Raspberry Pi Zero Wireless is ready for networking action

The Pi Foundation's Raspberry Pi Zero caused quite a stir when it was unveiled in November 2015. The $5 computer has most of the capabilities of the Foundation's Pi Model A, in a much smaller package and for one-fifth of the asking price. The biggest complaint people have had about the Zero since its launch has been the lack of connectivity options, since it had no built-in networking and a single USB OTG port. The freshly-picked Raspberry Pi Zero Wireless adds 802.11n Wi-Fi and Bluetooth 4.0 connectivity, just like the Raspberry Pi 3.

The Zero Wireless represents the third revision to the Pi Zero board. The second version of the $5 computer added support for the Pi Foundation's popular camera modules. Its lack of networking capabilities led to something of a cottage industry devoted to Pi Zero networking, with solutions ranging from soldering cut-up USB cables, to standard USB Wi-Fi dongles, all the way up to specially-designed USB OTG hubs.

Wireless connectivity on the Zero Wireless is provided by the well-supported Cypress CYW43438 chip. The rest of the Pi Zero hardware remains unchanged, meaning the device is still packing a single-core Broadcom BCM2835 SoC running at 1GHz, and 512MB of system memory.  The physical connectivity options haven't changed. The Zero Wireless still has a a ribbon cable connector for the camera, a microHDMI connector for display output, a microUSB OTG port for devices, and a microUSB connector for power. Forty general purpose input-output (GPIO) pins are available for those with soldering skills.
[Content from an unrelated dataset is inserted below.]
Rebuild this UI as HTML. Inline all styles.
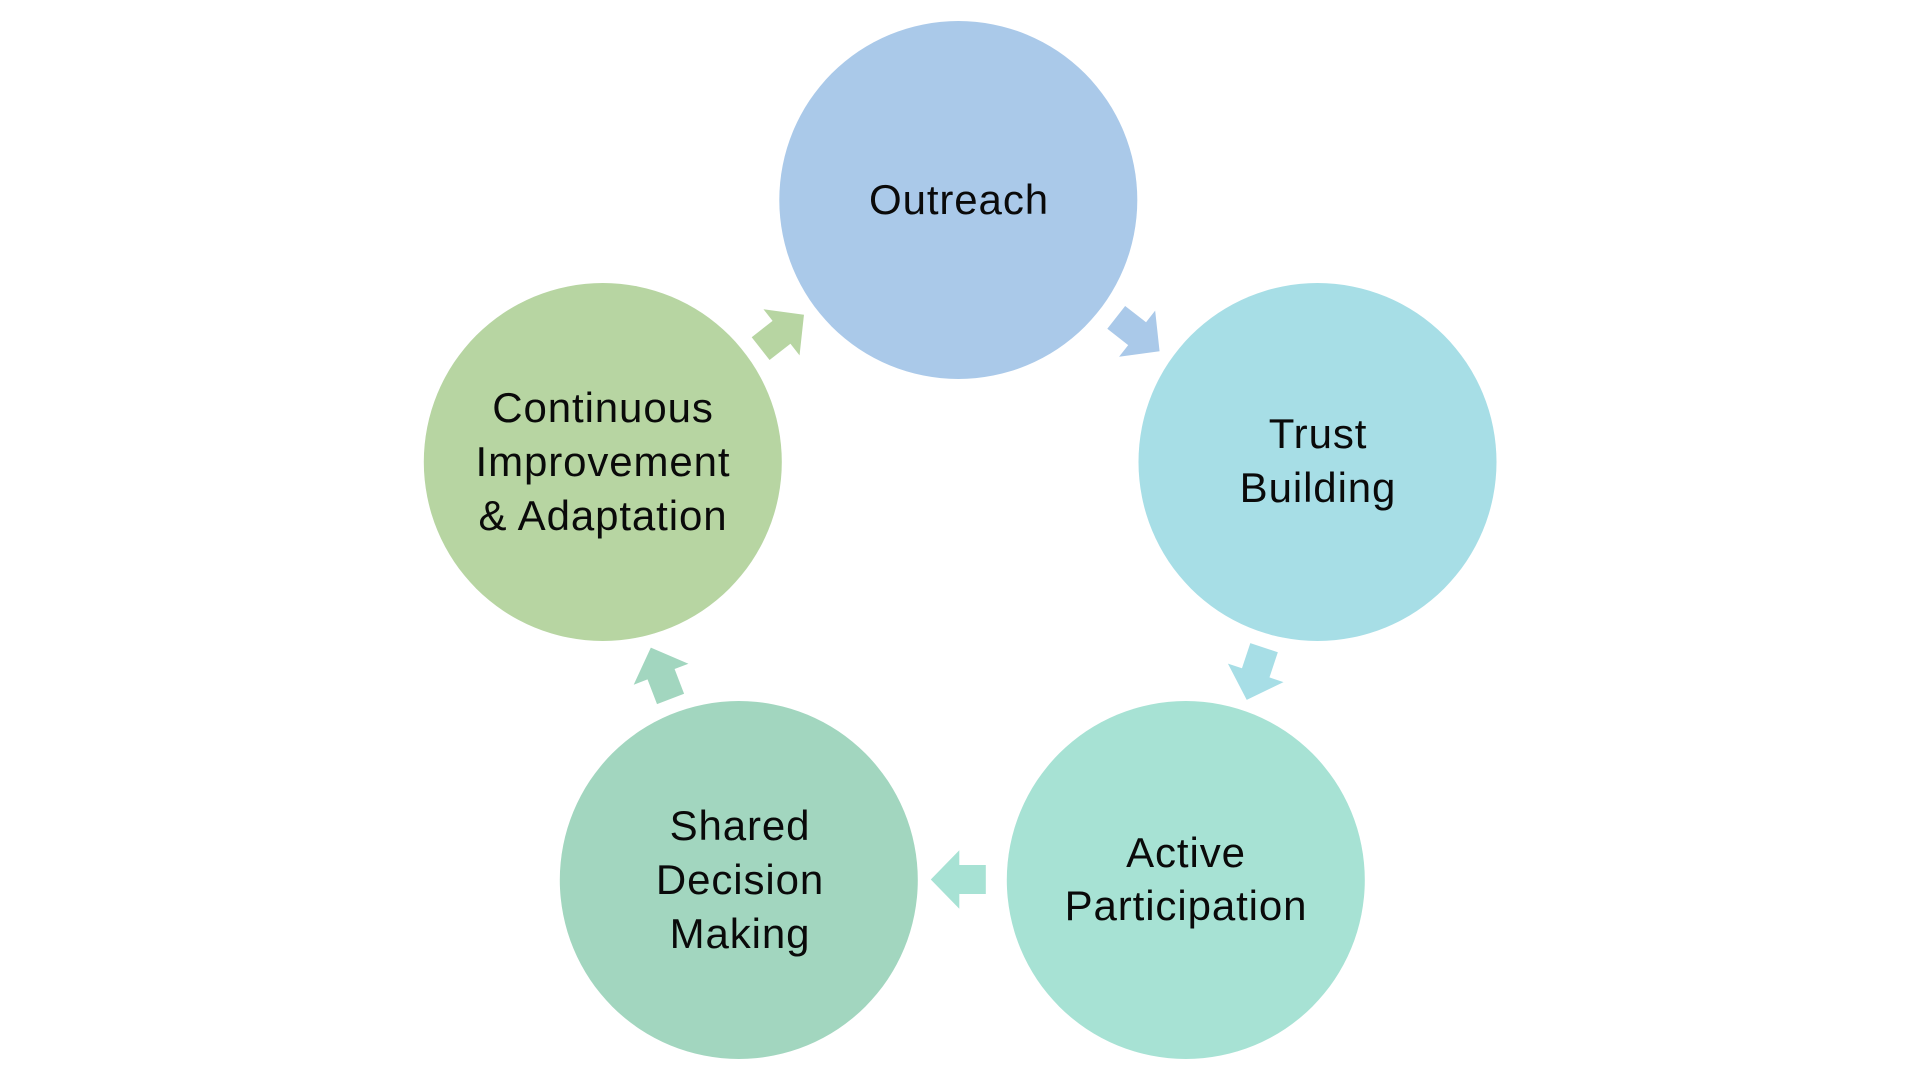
<!DOCTYPE html>
<html>
<head>
<meta charset="utf-8">
<style>
  html, body { margin: 0; padding: 0; background: #ffffff; }
  body { width: 1920px; height: 1080px; overflow: hidden; }
  svg { display: block; }
  text { font-family: "Liberation Sans", "DejaVu Sans", sans-serif; font-size: 42px; fill: #0a0a0a; letter-spacing: 0.9px; }
</style>
</head>
<body>
<svg width="1920" height="1080" viewBox="0 0 1920 1080" xmlns="http://www.w3.org/2000/svg">
  <rect width="1920" height="1080" fill="#ffffff"/>

  <!-- Circles -->
  <circle cx="958.3" cy="200" r="179" fill="#AAC9E9"/>
  <circle cx="1317.5" cy="462" r="179" fill="#A7DEE6"/>
  <circle cx="1185.8" cy="880" r="179" fill="#A7E2D4"/>
  <circle cx="738.8" cy="880" r="179" fill="#A2D6BF"/>
  <circle cx="602.8" cy="462" r="179" fill="#B7D5A2"/>

  <!-- Arrows -->
  <g transform="translate(782.3,331.7) rotate(-38)">
    <polygon points="-27.5,-14.5 -1,-14.5 -1,-29.3 27.5,0 -1,29.3 -1,14.5 -27.5,14.5" fill="#B7D5A2"/>
  </g>
  <g transform="translate(1137.9,334.3) rotate(38)">
    <polygon points="-27.5,-14.5 -1,-14.5 -1,-29.3 27.5,0 -1,29.3 -1,14.5 -27.5,14.5" fill="#AAC9E9"/>
  </g>
  <g transform="translate(1255.4,673.8) rotate(108.4)">
    <polygon points="-27.5,-14.5 -1,-14.5 -1,-29.3 27.5,0 -1,29.3 -1,14.5 -27.5,14.5" fill="#A7DEE6"/>
  </g>
  <g transform="translate(958.3,879.5) rotate(180)">
    <polygon points="-27.5,-14.5 -1,-14.5 -1,-29.3 27.5,0 -1,29.3 -1,14.5 -27.5,14.5" fill="#A7E2D4"/>
  </g>
  <g transform="translate(660.7,673.3) rotate(-111)">
    <polygon points="-27.5,-14.5 -1,-14.5 -1,-29.3 27.5,0 -1,29.3 -1,14.5 -27.5,14.5" fill="#A2D6BF"/>
  </g>

  <!-- Labels -->
  <text x="959" y="214" text-anchor="middle">Outreach</text>

  <text x="1318" y="448" text-anchor="middle">Trust</text>
  <text x="1318" y="502" text-anchor="middle">Building</text>

  <text x="1186" y="867" text-anchor="middle">Active</text>
  <text x="1186" y="920" text-anchor="middle">Participation</text>

  <text x="740" y="840" text-anchor="middle">Shared</text>
  <text x="740" y="894" text-anchor="middle">Decision</text>
  <text x="740" y="948" text-anchor="middle">Making</text>

  <text x="603" y="422" text-anchor="middle">Continuous</text>
  <text x="603" y="476" text-anchor="middle">Improvement</text>
  <text x="603" y="530" text-anchor="middle">&amp; Adaptation</text>
</svg>
</body>
</html>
The Pi Foundation has also launched an official case for all versions of the Zero. The case goes for $5 and includes a conversion cable to wire the Pi camera module to the smaller connector on the camera-enabled Pi Zero boards. There are three options for the layout of the top panel, for users that want a closed top, a small hole for the camera cable, or a larger hole for full GPIO pin access.

The Raspberry Pi Zero Wireless launches today for $10, though supplies appear to be limited. Eben Upton of the Pi Foundation says that 80,000 units have been produced so far, and that the Foundation expects to manufacture about 25,000 additional units per week going forward.